We all know how this one goes, so I hope my summary won’t be too tedious. The Declaration of Independence planted a seed—“all men are created equal”—that slowly but surely grew up through the rocky soil of prejudice and self-interest. A provisional list of the moments of great expansion: the Declaration, the Bill of Rights, post-Civil-War amendments, the New Deal, the Civil Rights movement and the end of Jim Crow. Each moment has a first-rate piece of American rhetoric associated with it. The Declaration, obviously, is rhetoric; the Federalist and Anti-Federalist papers preserve an elegant argument over the Constitution and the Bill of Rights; Lincoln’s speeches define, for most, the meaning of the Civil War; Franklin Roosevelt invested the statement “necessitous men are not free men” with a grand authority; and the sermons of Martin Luther King, Jr., made his movement’s moral claims undeniable by way of unforgettable language.
I think it’s safe to say that, for most everyone in my generation, the New Deal is the only questionable entry in this list. It’s also the key step, since Roosevelt’s justifications made the strong connection between economic equality and political liberty that was the theme of twentieth-century American liberalism. Roosevelt put it very succinctly: “If the average citizen is guaranteed equal opportunity in the polling place, he must have equal opportunity in the market place.” If you can embrace the 1936 speech from which this statement is taken, chances are good that you are a liberal (“progressive”?) in the contemporary American sense of the word.
Any other telling of American history will have to be a counter-narrative to this one. As it has often been observed, we’re all basically liberals here; few people would discard this story completely, or argue that equality should be wholly subordinate to some other good. (Here I can’t resist linking to Austin Bramwell’s argument that legitimacy is the primary political good, though note well that I’m not endorsing it.) Most are content to make some combination of the following objections:
i.) Roosevelt’s definition of equality was wrong: we should be aiming at a different form of equality.

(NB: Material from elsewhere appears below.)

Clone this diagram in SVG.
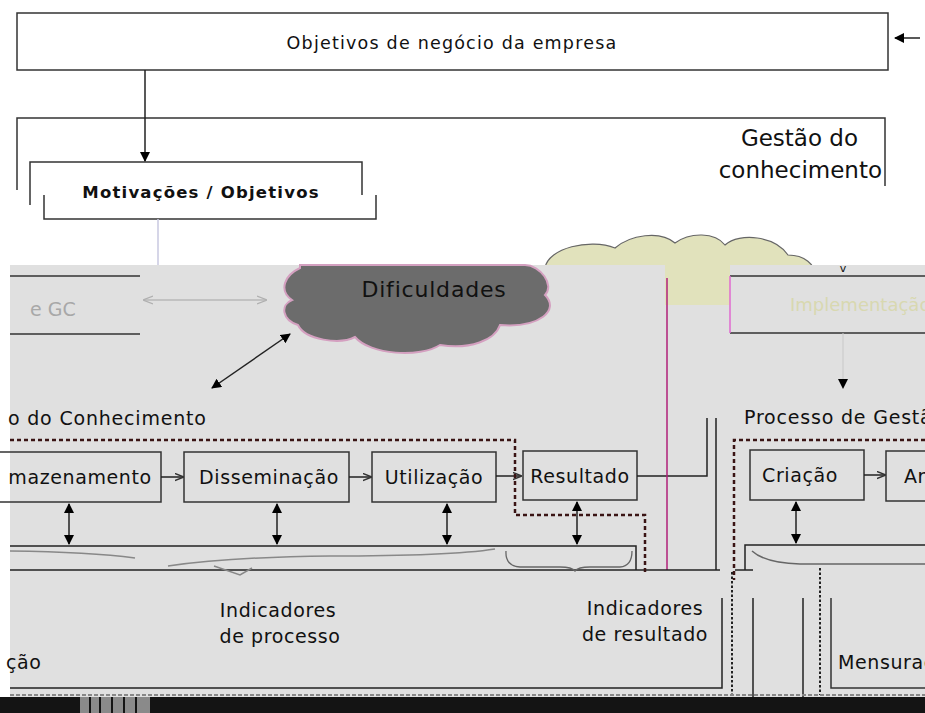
<svg xmlns="http://www.w3.org/2000/svg" width="925" height="713" viewBox="0 0 925 713">
<defs>
<marker id="ah" viewBox="0 0 10 10" refX="9" refY="5" markerWidth="10" markerHeight="10" orient="auto-start-reverse" markerUnits="userSpaceOnUse"><path d="M0,0 L10,5 L0,10 z" fill="#000"/></marker>
<marker id="ahs" viewBox="0 0 10 10" refX="9" refY="5" markerWidth="9" markerHeight="9" orient="auto-start-reverse" markerUnits="userSpaceOnUse"><path d="M0,1 L10,5 L0,9" fill="none" stroke="#333" stroke-width="1.5"/></marker>
<marker id="ahg" viewBox="0 0 10 10" refX="9" refY="5" markerWidth="10" markerHeight="10" orient="auto-start-reverse" markerUnits="userSpaceOnUse"><path d="M0,1 L10,5 L0,9" fill="none" stroke="#b0b0b0" stroke-width="1.2"/></marker>
</defs>
<style>
text{font-family:"DejaVu Sans","Liberation Sans",sans-serif;fill:#111}
.box{fill:none;stroke:#333;stroke-width:1.5}
.ln{fill:none;stroke:#222;stroke-width:1.5}
.dash{fill:none;stroke:#3a1414;stroke-width:2.5;stroke-dasharray:4,3}
.dot{fill:none;stroke:#222;stroke-width:2;stroke-dasharray:2.5,2}
.lbl{font-size:19px;letter-spacing:0.6px}
</style>
<rect width="925" height="713" fill="#fff"/>
<path id="cloudB" d="M545,268 C548,248 590,238 615,248 C630,235 660,230 675,243 C690,232 715,232 725,245 C740,232 775,236 788,255 C805,255 815,265 815,275 L545,275 Z" fill="#e1e2bc" stroke="#666" stroke-width="1.2"/>
<rect x="10" y="265" width="915" height="432" fill="#e0e0e0"/>
<rect x="665" y="265" width="65" height="40" fill="#e1e2bc"/>
<rect x="0" y="697" width="925" height="16" fill="#141414"/>
<rect x="80" y="697" width="70" height="16" fill="#8a8a8a"/>
<g stroke="#141414" stroke-width="2"><line x1="90" y1="697" x2="90" y2="713"/><line x1="100" y1="697" x2="100" y2="713"/><line x1="112" y1="697" x2="112" y2="713"/><line x1="124" y1="697" x2="124" y2="713"/><line x1="136" y1="697" x2="136" y2="713"/></g>

<g id="objetivos">
<rect class="box" x="17" y="13" width="871" height="57"/>
<text x="452" y="49" text-anchor="middle" style="font-size:17.5px;letter-spacing:1.2px">Objetivos de negócio da empresa</text>
</g>
<g id="gestao">
<path class="box" d="M17,190 V118 H885 V186"/>
<text x="858" y="146" text-anchor="end" style="font-size:23px">Gestão do</text>
<text x="882" y="178" text-anchor="end" style="font-size:23px">conhecimento</text>
</g>
<g id="motivacoes">
<path class="box" d="M30,205 V162 H362 V195"/>
<path class="box" d="M44,195 V219 H376 V195"/>
<text x="201" y="198" text-anchor="middle" style="font-size:16.5px;font-weight:bold;letter-spacing:1.2px">Motivações / Objetivos</text>
</g>
<g id="gc">
<path class="box" d="M10,276 H140 M140,334 H10"/>
<text x="30" y="316" style="font-size:19px;fill:#a8a8a8">e GC</text>
</g>
<g id="dificuldades">
<path d="M300,268 C285,275 278,290 292,300 C280,305 282,320 298,325 C305,340 340,345 355,337 C370,355 420,358 440,345 C470,350 495,340 500,325 C540,328 560,310 545,295 C555,285 540,265 525,265 L300,265 Z" fill="#6c6c6c" stroke="#d4a0c0" stroke-width="2"/>
<text x="434" y="297" text-anchor="middle" style="font-size:22px;letter-spacing:0.8px;fill:#111">Dificuldades</text>
</g>
<g id="implementacao">
<path class="box" d="M730,276 H925 M730,333 H925"/>
<line x1="730" y1="276" x2="730" y2="333" stroke="#e06ad0" stroke-width="1.5"/>
<text x="790" y="311" style="font-size:18px;fill:#d8d8b0">Implementação</text>
<text x="843" y="272" text-anchor="middle" style="font-size:11px">v</text>
</g>
<g id="processo-titulo">
<text x="8" y="425" style="font-size:19px;letter-spacing:0.8px">o do Conhecimento</text>
<text x="744" y="424" style="font-size:19px;letter-spacing:0.8px">Processo de Gestão do Conhecimento</text>
</g>
<g id="armazenamento">
<rect class="box" x="-20" y="452" width="181" height="50"/>
<text x="80" y="484" text-anchor="middle" class="lbl">mazenamento</text>
</g>
<g id="disseminacao">
<rect class="box" x="184" y="452" width="165" height="50"/>
<text x="269" y="484" text-anchor="middle" class="lbl">Disseminação</text>
</g>
<g id="utilizacao">
<rect class="box" x="372" y="452" width="124" height="50"/>
<text x="434" y="484" text-anchor="middle" class="lbl">Utilização</text>
</g>
<g id="resultado">
<rect class="box" x="523" y="451" width="114" height="49"/>
<text x="580" y="483" text-anchor="middle" class="lbl">Resultado</text>
</g>
<g id="criacao">
<rect class="box" x="750" y="450" width="114" height="50"/>
<text x="800" y="482" text-anchor="middle" class="lbl">Criação</text>
</g>
<g id="armazenamento2">
<rect class="box" x="886" y="451" width="60" height="50"/>
<text x="904" y="483" class="lbl">Ar</text>
</g>
<g id="indicadores-processo">
<text x="278" y="617" text-anchor="middle" class="lbl">Indicadores</text>
<text x="280" y="643" text-anchor="middle" class="lbl">de processo</text>
</g>
<g id="indicadores-resultado">
<text x="645" y="615" text-anchor="middle" class="lbl">Indicadores</text>
<text x="645" y="641" text-anchor="middle" class="lbl">de resultado</text>
</g>
<g id="avaliacao">
<text x="6" y="669" class="lbl">ção</text>
</g>
<g id="mensuracao">
<path class="box" d="M831,598 V688 H925"/>
<text x="838" y="669" class="lbl">Mensuração</text>
</g>

<g id="connectors">
<line class="ln" x1="920" y1="38" x2="895" y2="38" marker-end="url(#ah)"/>
<line class="ln" x1="145" y1="70" x2="145" y2="161" marker-end="url(#ah)"/>
<line x1="158" y1="219" x2="158" y2="265" stroke="#c8c8e0" stroke-width="1.5"/>
<line x1="144" y1="300" x2="266" y2="300" stroke="#b8b8b8" stroke-width="1.5" marker-start="url(#ahg)" marker-end="url(#ahg)"/>
<line x1="212" y1="388" x2="290" y2="334" stroke="#222" stroke-width="1.5" marker-start="url(#ah)" marker-end="url(#ah)"/>
<line x1="843" y1="333" x2="843" y2="388" stroke="#c8c8c8" stroke-width="1" marker-end="url(#ah)"/>
<line class="ln" x1="161" y1="477" x2="183" y2="477" marker-end="url(#ahs)"/>
<line class="ln" x1="349" y1="477" x2="371" y2="477" marker-end="url(#ahs)"/>
<line class="ln" x1="496" y1="476" x2="521" y2="476" marker-end="url(#ahs)"/>
<line class="ln" x1="864" y1="475" x2="885" y2="475" marker-end="url(#ahs)"/>
<path class="ln" d="M637,476 H707 V418"/>
<line x1="667" y1="278" x2="667" y2="570" stroke="#b0207a" stroke-width="1.5"/>
<line class="ln" x1="716" y1="418" x2="716" y2="570"/>
<g stroke="#222" stroke-width="1.5">
<line x1="69" y1="504" x2="69" y2="544" marker-start="url(#ah)" marker-end="url(#ah)"/>
<line x1="277" y1="504" x2="277" y2="544" marker-start="url(#ah)" marker-end="url(#ah)"/>
<line x1="447" y1="504" x2="447" y2="544" marker-start="url(#ah)" marker-end="url(#ah)"/>
<line x1="577" y1="502" x2="577" y2="544" marker-start="url(#ah)" marker-end="url(#ah)"/>
<line x1="796" y1="502" x2="796" y2="543" marker-start="url(#ah)" marker-end="url(#ah)"/>
</g>
<path class="ln" d="M10,546 H636 V570"/>
<line class="ln" x1="10" y1="570" x2="720" y2="570"/>
<path class="ln" d="M745,570 V545 H925"/>
<line class="ln" x1="735" y1="570" x2="753" y2="570"/>
<path d="M10,551 Q90,552 135,558 M168,566 Q230,557 330,556 Q450,556 495,549 M214,566 L240,575 L252,568" fill="none" stroke="#888" stroke-width="1.5"/>
<path d="M506,551 Q505,566 520,567 L560,567 Q572,567 575,571 Q578,567 590,567 L620,567 Q632,566 632,551" fill="none" stroke="#666" stroke-width="1.3"/>
<path d="M752,551 Q765,563 800,564 H925" fill="none" stroke="#666" stroke-width="1.5"/>
<path class="dash" d="M10,440 H515 V515 H645 V572"/>
<path class="dash" d="M925,440 H734 V580"/>
<path class="ln" d="M10,688 H722 V598"/>
<line class="dot" x1="732" y1="572" x2="732" y2="697"/>
<line class="ln" x1="753" y1="598" x2="753" y2="697"/>
<line class="ln" x1="803" y1="598" x2="803" y2="697"/>
<line class="dot" x1="820" y1="568" x2="820" y2="695"/>
<line x1="10" y1="695" x2="925" y2="695" stroke="#888" stroke-width="2" stroke-dasharray="4,2"/>
</g>
</svg>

ii.) Roosevelt’s path to equality was wrong: government programs will not get us to where we want to go.
iii.) Roosevelt’s exclusive focus on equality was wrong: we need to balance our egalitarianism with respect for some other good.
I’m not arguing that this is the best way to tell the story of the United States, only that it seems to be the baseline narrative for pretty much everyone. The big question: what does this story leave out? At the very least, we need to include the battle between Andrew Jackson and Nicholas Biddle over the central bank; the political theories of Calhoun, Clay, and Webster; and the New Nationalism/New Freedom debate between Theodore Roosevelt and Woodrow Wilson in the 1912 election. How does the libertarian string these events together?